On Friday, controversial Indian politician Ajit Pawar, who resigned as the Deputy Chief of India's Maharashtra state on 27 November within three days of being sworn-in, was given exhonoration with regard to his role in alleged irregularities in irrigation projects in the State’s Nagpur region.
In an affidavit filed before the Nagpur Bench of the Bombay High Court earlier this week, details of which appeared in the public domain on Friday, the Anti-Corruption Bureau (ACB) said "no criminal liability was found” to have been taken by Pawar when he was chairman of the Vidarbha Irrigation Development Corporation (VIDC) between 1999 and 2014.
The ACB further stated Pawar was not held liable in 100 out of 302 tender requests submitted for his sanction, as an inquiry into the remaining tenders is still ongoing.
There was an immediate reaction from former Maharashtra state chief Devendra Fadnavis, who claimed that the current affidavit had been altered to give Pawar a clean slate.
He said the court would not accept it “since it is completely contradictory to the affidavit filed by the then head of the ACB in November last year".
During the second term of the Fadnavis government, with lasted for three days last month, some media had reported that because Ajit Pawar had agreed to extend support the then ruling BJP, nine cases of alleged corruption filed against him were closed. But on 25 November, the anti-graft agency announced that these probes were not linked to Pawar and had closed them after completing the investigation process.
A total of 2,654 tenders related to 45 VIDC irrigation projects were being investigated by the ACB. The ACB investigating officer said its latest affidavit before the Nagpur Bench of the Bombay High Court was filed after acquiring clarifications from the government on various allegations made against Pawar, as ordered by the high court bench.
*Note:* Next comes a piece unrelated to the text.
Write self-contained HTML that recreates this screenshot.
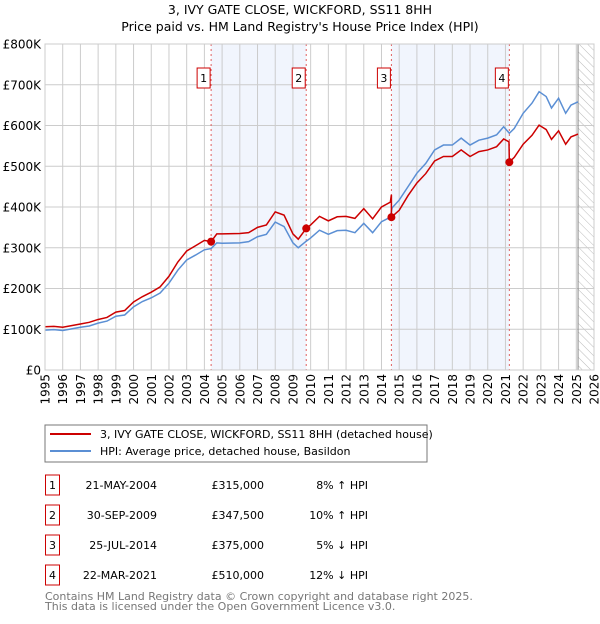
<!DOCTYPE html>
<html><head><meta charset="utf-8"><style>
body{margin:0;background:#fff;font-family:"DejaVu Sans","Liberation Sans",sans-serif;}
svg text{font-family:"DejaVu Sans","Liberation Sans",sans-serif;}
</style></head><body>
<svg id="c" width="600" height="620" xmlns="http://www.w3.org/2000/svg">
<text x="300" y="14" text-anchor="middle" font-size="12.5">3, IVY GATE CLOSE, WICKFORD, SS11 8HH</text>
<text x="300" y="31" text-anchor="middle" font-size="12.5">Price paid vs. HM Land Registry's House Price Index (HPI)</text>
<g id="plot"></g>
<rect x="45" y="425" width="382" height="37" fill="#fff" stroke="#777"/>
<line x1="50" y1="434" x2="91" y2="434" stroke="#cc0000" stroke-width="2"/>
<text x="100" y="438" font-size="11">3, IVY GATE CLOSE, WICKFORD, SS11 8HH (detached house)</text>
<line x1="50" y1="451" x2="91" y2="451" stroke="#5b8fd4" stroke-width="2"/>
<text x="100" y="455" font-size="11">HPI: Average price, detached house, Basildon</text>
<g id="table" font-size="11"></g>
<text x="45" y="600" font-size="11" fill="#777">Contains HM Land Registry data © Crown copyright and database right 2025.</text>
<text x="45" y="610" font-size="11" fill="#777">This data is licensed under the Open Government Licence v3.0.</text>
</svg>
<script>
const yTicks=[0,100000,200000,300000,400000,500000,600000,700000,800000];
const yTickLabels=["£0","£100K","£200K","£300K","£400K","£500K","£600K","£700K","£800K"];
const xYears=[1995,1996,1997,1998,1999,2000,2001,2002,2003,2004,2005,2006,2007,2008,2009,2010,2011,2012,2013,2014,2015,2016,2017,2018,2019,2020,2021,2022,2023,2024,2025,2026];
const hpiT=[1995,1995.5,1996,1996.5,1997,1997.5,1998,1998.5,1999,1999.5,2000,2000.5,2001,2001.5,2002,2002.5,2003,2003.5,2004,2004.38,2004.7,2005,2006,2006.5,2007,2007.5,2008,2008.5,2009,2009.3,2009.75,2010,2010.5,2011,2011.5,2012,2012.5,2013,2013.5,2014,2014.5,2014.6,2015,2015.5,2016,2016.5,2017,2017.5,2018,2018.5,2019,2019.5,2020,2020.5,2020.9,2021.22,2021.5,2022,2022.5,2022.9,2023.3,2023.6,2024,2024.4,2024.7,2025.1];
const hpiV=[98,99,97,101,105,108,115,120,132,135,155,168,177,189,213,245,270,282,295,298,312,311,312,315,327,333,363,352,312,300,316,324,343,333,342,343,337,360,337,364,375,398,417,450,483,507,540,552,552,569,552,564,569,577,597,581,593,630,655,683,671,643,667,630,650,658];
const paidT=[1995,1995.5,1996,1996.5,1997,1997.5,1998,1998.5,1999,1999.5,2000,2000.5,2001,2001.5,2002,2002.5,2003,2003.5,2004,2004.38,2004.7,2005,2006,2006.5,2007,2007.5,2008,2008.5,2009,2009.3,2009.75,2010,2010.5,2011,2011.5,2012,2012.5,2013,2013.5,2014,2014.5,2014.56,2014.56,2015,2015.5,2016,2016.5,2017,2017.5,2018,2018.5,2019,2019.5,2020,2020.5,2020.9,2021.2,2021.22,2021.5,2022,2022.5,2022.9,2023.3,2023.6,2024,2024.4,2024.7,2025.1];
const paidV=[106,107,105,109,113,117,124,129,142,146,167,180,191,204,230,265,292,305,318,315,334,334,335,337,350,356,388,380,334,321,347.5,356,377,366,376,377,372,396,371,400,412,430,375,392,428,459,482,513,524,524,540,524,536,540,548,567,560,510,522,554,576,601,590,566,587,554,572,579];
const salesT=[2004.38,2009.75,2014.56,2021.22];
const salesV=[315,347.5,375,510];
const salesLbl=["1","2","3","4"];
const salesDate=["21-MAY-2004","30-SEP-2009","25-JUL-2014","22-MAR-2021"];
const salesPrice=["£315,000","£347,500","£375,000","£510,000"];
const salesDiff=["8% ↑ HPI","10% ↑ HPI","5% ↓ HPI","12% ↓ HPI"];
const hatchStart=2025.1;

const X0=45,X1=594,Y0=370,Y1=44;
const xs=t=>X0+(t-1995)/(2026-1995)*(X1-X0);
const ys=v=>Y0-v/800000*(Y0-Y1);
const NS="http://www.w3.org/2000/svg";
const plot=document.getElementById('plot');
function mk(tag,at,parent){const e=document.createElementNS(NS,tag);for(const k in at)e.setAttribute(k,at[k]);(parent||plot).appendChild(e);return e;}
mk('rect',{x:X0,y:Y1,width:X1-X0,height:Y0-Y1,fill:'#fff'});
for(let i=0;i<4;i+=2){
 const r=mk('rect',{x:xs(salesT[i]),y:Y1,width:xs(salesT[i+1])-xs(salesT[i]),height:Y0-Y1,fill:'#eef3fc',opacity:0.8});
 
 
}
const defs=mk('defs',{});
const pat=mk('pattern',{id:'h',width:6,height:6,patternUnits:'userSpaceOnUse',patternTransform:'rotate(-45)'},defs);
mk('line',{x1:0,y1:0,x2:0,y2:6,stroke:'#bbb','stroke-width':1},pat);
const hr=mk('rect',{x:xs(hatchStart),y:Y1,width:X1-xs(hatchStart),height:Y0-Y1,fill:'url(#h)'});


yTicks.forEach((v,i)=>{
 const l=mk('line',{x1:X0,x2:X1,y1:ys(v),y2:ys(v),stroke:'#ccc','stroke-width':1});
 
 
 const t=mk('text',{x:41,y:ys(v)+4.5,'text-anchor':'end','font-size':12});
 t.textContent=yTickLabels[i];
 
 
});
xYears.forEach(y=>{
 const l=mk('line',{x1:xs(y),x2:xs(y),y1:Y1,y2:Y0,stroke:'#ccc','stroke-width':1});
 
 
 const t=mk('text',{x:0,y:0,'text-anchor':'end','font-size':12,transform:`translate(${xs(y)+4.5},374) rotate(-90)`});
 t.textContent=y;
 
 
});
const vl=mk('line',{x1:xs(hatchStart),x2:xs(hatchStart),y1:Y1,y2:Y0,stroke:'#888','stroke-width':1});


salesT.forEach((t,i)=>{
 const l=mk('line',{x1:xs(t),x2:xs(t),y1:Y1,y2:Y0,stroke:'#e06060','stroke-width':1,'stroke-dasharray':'2,3'});
 
 
});
const hp=mk('polyline',{points:hpiT.map((t,i)=>xs(t)+','+ys(hpiV[i]*1000)).join(' '),fill:'none',stroke:'#5b8fd4','stroke-width':1.5});


const pp=mk('polyline',{points:paidT.map((t,i)=>xs(t)+','+ys(paidV[i]*1000)).join(' '),fill:'none',stroke:'#cc0000','stroke-width':1.5});


salesT.forEach((t,i)=>{
 const c=mk('circle',{cx:xs(t),cy:ys(salesV[i]*1000),r:4,fill:'#cc0000'});
 
 
 const g=mk('g',{});
 
 
 mk('rect',{x:xs(t)-14,y:68,width:13,height:20,fill:'#fff',stroke:'#cc0000'},g);
 const tx=mk('text',{x:xs(t)-7.5,y:82,'text-anchor':'middle','font-size':11},g);
 tx.textContent=salesLbl[i];
});
const table=document.getElementById('table');
salesT.forEach((t,i)=>{
 const yc=483+i*30;
 const g=mk('g',{},table);
 
 
 mk('rect',{x:45.5,y:yc-8,width:14,height:20,fill:'#fff',stroke:'#cc0000'},g);
 const a=mk('text',{x:52.5,y:yc+6,'text-anchor':'middle'},g);a.textContent=salesLbl[i];
 const b=mk('text',{x:157,y:yc+6,'text-anchor':'end'},g);b.textContent=salesDate[i];
 const c=mk('text',{x:264,y:yc+6,'text-anchor':'end'},g);c.textContent=salesPrice[i];
 const d=mk('text',{x:368,y:yc+6,'text-anchor':'end'},g);d.textContent=salesDiff[i];
});
mk('rect',{x:X0,y:Y1,width:X1-X0,height:Y0-Y1,fill:'none',stroke:'#ccc'});
</script>
</body></html>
The ACB investigating officer said its latest affidavit before the Nagpur Bench of the Bombay High Court was filed after acquiring clarifications from the government on various allegations made against Pawar as ordered by the high court bench.
It further said there was nothing adverse with regard to "money trail linkages", documented or oral, that had been noticed so far, but confirmed that there had been several procedural lapses and departmental irregularities committed by the executive director to the then-chairman (Ajit Pawar).